Je ne voulais pas écrire cet article. J’ai la gueule de bois. En Amérique, cette excuse ne prendrait pas, mais maintenant, c’est avec la Chine qu’on nous demande de rivaliser.

« Se faire porter pâle est un acte révolutionnaire ». J’adorais ce slogan. Comme tant d’autres choses bénéfiques, il me parvint de Housmans, le libraire d’extrême-gauche du quartier londonien de King’s Cross. On vous laissait y farfouiller parmi toutes sortes de pamphlets anarchistes, et j’y découvris, au début des années 80, un épatant petit magazine : Processed World. Pour dire les choses simplement : il vous expliquait comment foutre la merde sur votre lieu de travail. C’était futé, bourré de petites initiatives de subversion aléatoire. À bien des égards, il était en avance sur son temps : il provenait de San Francisco, et préfigurait la Silicon Valley. Il prévoyait l’arrivée des machines. D’une futilité intrinsèque, les emplois devenaient de plus en plus ennuyeux. Les travailleurs se transformaient en « esclaves des données », employés par IBM ((“Intensely Boring Machines”) (« Machines Intensément Barbantes »).

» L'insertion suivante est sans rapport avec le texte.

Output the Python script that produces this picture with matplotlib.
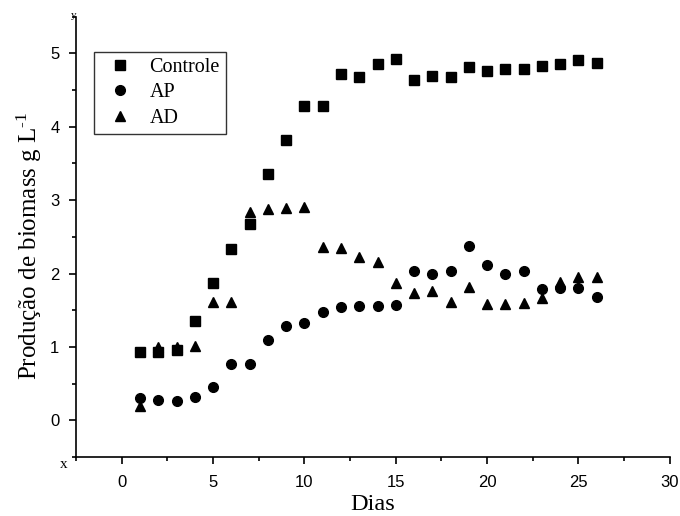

Nombre d’employés de bureau étaient censés s’identifier à leur direction, un phénomène que Processed World cherchait à endiguer, au moyen de petites actions subversives, sans recourir au militantisme syndical traditionnel. Le magazine mettait l’accent sur l’absence de lien entre le bureau moderne et les besoins de l’humanité. Leur rébellion était affaire de temps travaillé aussi réduit que possible, de désinformation, et de sabotage. Il s’agissait de se servir de l’aliénation pour se marrer. En 1981, ils ne pouvaient pas savoir qu’une caisse libre-service n’appellerait jamais pour se faire porter pâle.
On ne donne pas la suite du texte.